◆ **Exercise aim**: Copy out the listing in full, exactly as written, but not its pictures.
>>>
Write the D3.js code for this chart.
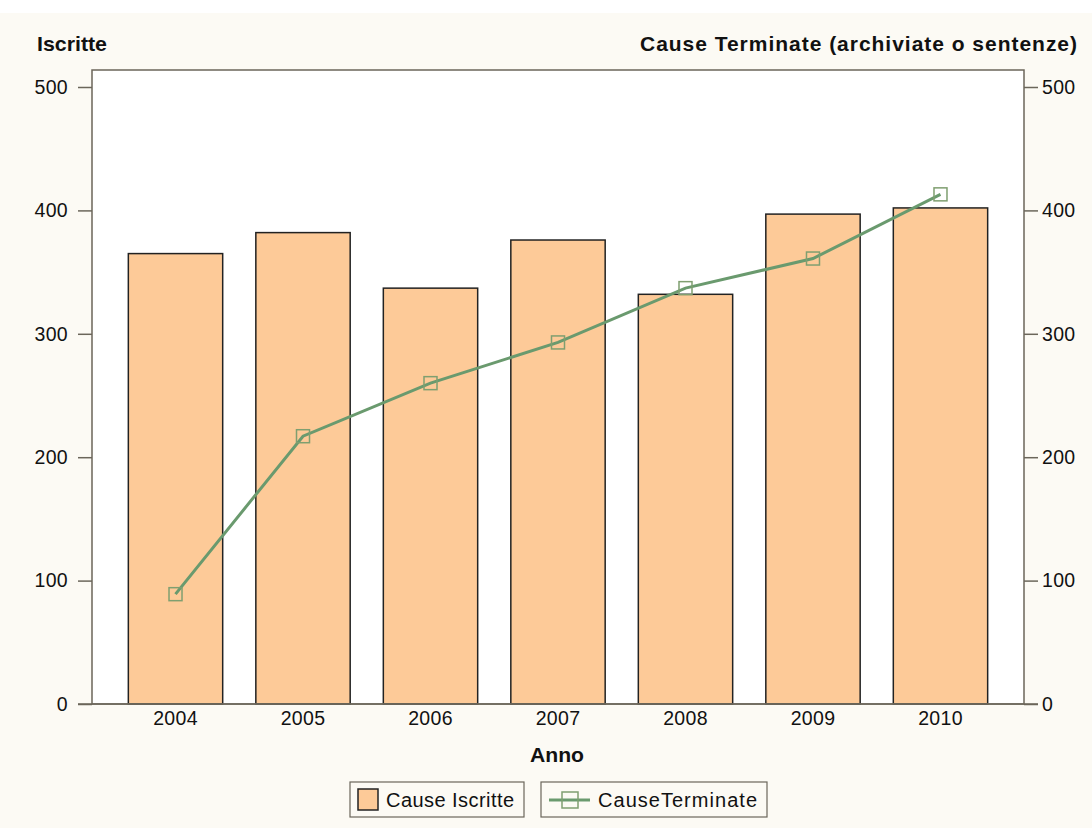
<!DOCTYPE html>
<html><head><meta charset="utf-8">
<script src="https://cdn.jsdelivr.net/npm/d3@7"></script>
<style>body{margin:0;background:#fff;} text{font-family:"Liberation Sans",Arial,sans-serif;}</style>
</head><body>
<svg id="c" width="1092" height="828"></svg>
<script>
const years = ["2004","2005","2006","2007","2008","2009","2010"];
const causeIscritte = [365, 382, 337, 376, 332, 397, 402];
const causeTerminate = [89, 217, 260, 293, 337, 361, 413];
const yTicks = [0, 100, 200, 300, 400, 500];
const leftTitle = "Iscritte";
const rightTitle = "Cause Terminate (archiviate o sentenze)";
const xTitle = "Anno";
const legendLabels = ["Cause Iscritte", "CauseTerminate"];

const svg = d3.select("#c");
const W = 1092, H = 828;
const L = 92, R = 1024, T = 70, B = 704;
const axisCol = "#6b665a";
const barFill = "#fdca98";
const lineCol = "#6a9a6e";
const markCol = "#7f9f70";

svg.append("rect").attr("x",0).attr("y",13).attr("width",W).attr("height",H-13).attr("fill","#fcfaf4");
svg.append("rect").attr("x",L).attr("y",T).attr("width",R-L).attr("height",B-T).attr("fill","#fff");

const x = d3.scaleBand().domain(years).range([L,R]).paddingInner(0.26).paddingOuter(0.285);
const y = d3.scaleLinear().domain([0,500]).range([B,87]);
const y2 = d3.scaleLinear().domain([0,500]).range([B,87]);

// bars
svg.append("g").selectAll("rect").data(years).join("rect")
  .attr("x", d=>x(d)).attr("width", x.bandwidth())
  .attr("y", (d,i)=>y(causeIscritte[i])).attr("height",(d,i)=>B-y(causeIscritte[i]))
  .attr("fill", barFill).attr("stroke","#222").attr("stroke-width",1.5);

// frame
svg.append("rect").attr("x",L).attr("y",T).attr("width",R-L).attr("height",B-T)
  .attr("fill","none").attr("stroke",axisCol).attr("stroke-width",1.5);

// axes
const fmt = d3.format("d");
const la = svg.append("g").attr("transform",`translate(${L},0)`)
  .call(d3.axisLeft(y).tickValues(yTicks).tickFormat(fmt).tickSize(14).tickPadding(10));
const ra = svg.append("g").attr("transform",`translate(${R},0)`)
  .call(d3.axisRight(y2).tickValues(yTicks).tickFormat(fmt).tickSize(14).tickPadding(4));
const xa = svg.append("g").attr("transform",`translate(0,${B})`)
  .call(d3.axisBottom(x).tickSize(0).tickPadding(7));
[la,ra,xa].forEach(g=>{
  g.attr("font-size",null).attr("font-family",null);
  g.select(".domain").remove();
  g.selectAll("line").attr("stroke",axisCol).attr("stroke-width",1.5);
  g.selectAll("text").attr("fill","#111").attr("font-size","19.5px").attr("letter-spacing","0.3px")
   .attr("font-family","'Liberation Sans',Arial,sans-serif");
});
svg.append("line").attr("x1",L-14).attr("x2",R+14).attr("y1",B).attr("y2",B).attr("stroke",axisCol).attr("stroke-width",1.5);

// line
const line = d3.line().x((d,i)=>x(years[i])+x.bandwidth()/2).y(d=>y2(d));
svg.append("path").datum(causeTerminate).attr("d",line).attr("fill","none")
  .attr("stroke",lineCol).attr("stroke-width",3);
svg.append("g").selectAll("rect").data(causeTerminate).join("rect")
  .attr("x",(d,i)=>x(years[i])+x.bandwidth()/2-6.5).attr("y",d=>y2(d)-6.5)
  .attr("width",13).attr("height",13).attr("fill","none").attr("stroke",markCol).attr("stroke-width",1.5);

// titles
svg.append("text").attr("x",37).attr("y",51).text(leftTitle)
  .attr("font-size","21px").attr("font-weight","bold").attr("fill","#111")
  .attr("textLength",70).attr("lengthAdjust","spacingAndGlyphs");
svg.append("text").attr("x",640).attr("y",51).text(rightTitle)
  .attr("font-size","21px").attr("font-weight","bold").attr("fill","#111")
  .attr("textLength",437).attr("lengthAdjust","spacing");
svg.append("text").attr("x",530).attr("y",762).text(xTitle)
  .attr("font-size","21px").attr("font-weight","bold").attr("fill","#111")
  .attr("textLength",54).attr("lengthAdjust","spacingAndGlyphs");

// legend
const lg = svg.append("g");
lg.append("rect").attr("x",350).attr("y",782).attr("width",174).attr("height",35).attr("fill","none").attr("stroke","#6b665a").attr("stroke-width",1.2);
lg.append("rect").attr("x",358).attr("y",789).attr("width",20).attr("height",21).attr("fill",barFill).attr("stroke","#222").attr("stroke-width",1.5);
lg.append("text").attr("x",386).attr("y",807).text(legendLabels[0]).attr("font-size","20px").attr("fill","#111")
  .attr("textLength",128).attr("lengthAdjust","spacing");
lg.append("rect").attr("x",541).attr("y",782).attr("width",226).attr("height",35).attr("fill","none").attr("stroke","#6b665a").attr("stroke-width",1.2);
lg.append("line").attr("x1",549).attr("x2",590).attr("y1",800).attr("y2",800).attr("stroke",lineCol).attr("stroke-width",3);
lg.append("rect").attr("x",562).attr("y",792).attr("width",16).attr("height",16).attr("fill","none").attr("stroke",markCol).attr("stroke-width",1.5);
lg.append("text").attr("x",598).attr("y",807).text(legendLabels[1]).attr("font-size","20px").attr("fill","#111")
  .attr("textLength",159).attr("lengthAdjust","spacing");
</script>
</body></html>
<<<
◆ **Completed task**:
Write the D3.js code for this chart.
<!DOCTYPE html>
<html><head><meta charset="utf-8">
<script src="https://cdn.jsdelivr.net/npm/d3@7"></script>
<style>body{margin:0;background:#fff;} text{font-family:"Liberation Sans",Arial,sans-serif;}</style>
</head><body>
<svg id="c" width="1092" height="828"></svg>
<script>
const years = ["2004","2005","2006","2007","2008","2009","2010"];
const causeIscritte = [365, 382, 337, 376, 332, 397, 402];
const causeTerminate = [89, 217, 260, 293, 337, 361, 413];
const yTicks = [0, 100, 200, 300, 400, 500];
const leftTitle = "Iscritte";
const rightTitle = "Cause Terminate (archiviate o sentenze)";
const xTitle = "Anno";
const legendLabels = ["Cause Iscritte", "CauseTerminate"];

const svg = d3.select("#c");
const W = 1092, H = 828;
const L = 92, R = 1024, T = 70, B = 704;
const axisCol = "#6b665a";
const barFill = "#fdca98";
const lineCol = "#6a9a6e";
const markCol = "#7f9f70";

svg.append("rect").attr("x",0).attr("y",13).attr("width",W).attr("height",H-13).attr("fill","#fcfaf4");
svg.append("rect").attr("x",L).attr("y",T).attr("width",R-L).attr("height",B-T).attr("fill","#fff");

const x = d3.scaleBand().domain(years).range([L,R]).paddingInner(0.26).paddingOuter(0.285);
const y = d3.scaleLinear().domain([0,500]).range([B,87]);
const y2 = d3.scaleLinear().domain([0,500]).range([B,87]);

// bars
svg.append("g").selectAll("rect").data(years).join("rect")
  .attr("x", d=>x(d)).attr("width", x.bandwidth())
  .attr("y", (d,i)=>y(causeIscritte[i])).attr("height",(d,i)=>B-y(causeIscritte[i]))
  .attr("fill", barFill).attr("stroke","#222").attr("stroke-width",1.5);

// frame
svg.append("rect").attr("x",L).attr("y",T).attr("width",R-L).attr("height",B-T)
  .attr("fill","none").attr("stroke",axisCol).attr("stroke-width",1.5);

// axes
const fmt = d3.format("d");
const la = svg.append("g").attr("transform",`translate(${L},0)`)
  .call(d3.axisLeft(y).tickValues(yTicks).tickFormat(fmt).tickSize(14).tickPadding(10));
const ra = svg.append("g").attr("transform",`translate(${R},0)`)
  .call(d3.axisRight(y2).tickValues(yTicks).tickFormat(fmt).tickSize(14).tickPadding(4));
const xa = svg.append("g").attr("transform",`translate(0,${B})`)
  .call(d3.axisBottom(x).tickSize(0).tickPadding(7));
[la,ra,xa].forEach(g=>{
  g.attr("font-size",null).attr("font-family",null);
  g.select(".domain").remove();
  g.selectAll("line").attr("stroke",axisCol).attr("stroke-width",1.5);
  g.selectAll("text").attr("fill","#111").attr("font-size","19.5px").attr("letter-spacing","0.3px")
   .attr("font-family","'Liberation Sans',Arial,sans-serif");
});
svg.append("line").attr("x1",L-14).attr("x2",R+14).attr("y1",B).attr("y2",B).attr("stroke",axisCol).attr("stroke-width",1.5);

// line
const line = d3.line().x((d,i)=>x(years[i])+x.bandwidth()/2).y(d=>y2(d));
svg.append("path").datum(causeTerminate).attr("d",line).attr("fill","none")
  .attr("stroke",lineCol).attr("stroke-width",3);
svg.append("g").selectAll("rect").data(causeTerminate).join("rect")
  .attr("x",(d,i)=>x(years[i])+x.bandwidth()/2-6.5).attr("y",d=>y2(d)-6.5)
  .attr("width",13).attr("height",13).attr("fill","none").attr("stroke",markCol).attr("stroke-width",1.5);

// titles
svg.append("text").attr("x",37).attr("y",51).text(leftTitle)
  .attr("font-size","21px").attr("font-weight","bold").attr("fill","#111")
  .attr("textLength",70).attr("lengthAdjust","spacingAndGlyphs");
svg.append("text").attr("x",640).attr("y",51).text(rightTitle)
  .attr("font-size","21px").attr("font-weight","bold").attr("fill","#111")
  .attr("textLength",437).attr("lengthAdjust","spacing");
svg.append("text").attr("x",530).attr("y",762).text(xTitle)
  .attr("font-size","21px").attr("font-weight","bold").attr("fill","#111")
  .attr("textLength",54).attr("lengthAdjust","spacingAndGlyphs");

// legend
const lg = svg.append("g");
lg.append("rect").attr("x",350).attr("y",782).attr("width",174).attr("height",35).attr("fill","none").attr("stroke","#6b665a").attr("stroke-width",1.2);
lg.append("rect").attr("x",358).attr("y",789).attr("width",20).attr("height",21).attr("fill",barFill).attr("stroke","#222").attr("stroke-width",1.5);
lg.append("text").attr("x",386).attr("y",807).text(legendLabels[0]).attr("font-size","20px").attr("fill","#111")
  .attr("textLength",128).attr("lengthAdjust","spacing");
lg.append("rect").attr("x",541).attr("y",782).attr("width",226).attr("height",35).attr("fill","none").attr("stroke","#6b665a").attr("stroke-width",1.2);
lg.append("line").attr("x1",549).attr("x2",590).attr("y1",800).attr("y2",800).attr("stroke",lineCol).attr("stroke-width",3);
lg.append("rect").attr("x",562).attr("y",792).attr("width",16).attr("height",16).attr("fill","none").attr("stroke",markCol).attr("stroke-width",1.5);
lg.append("text").attr("x",598).attr("y",807).text(legendLabels[1]).attr("font-size","20px").attr("fill","#111")
  .attr("textLength",159).attr("lengthAdjust","spacing");
</script>
</body></html>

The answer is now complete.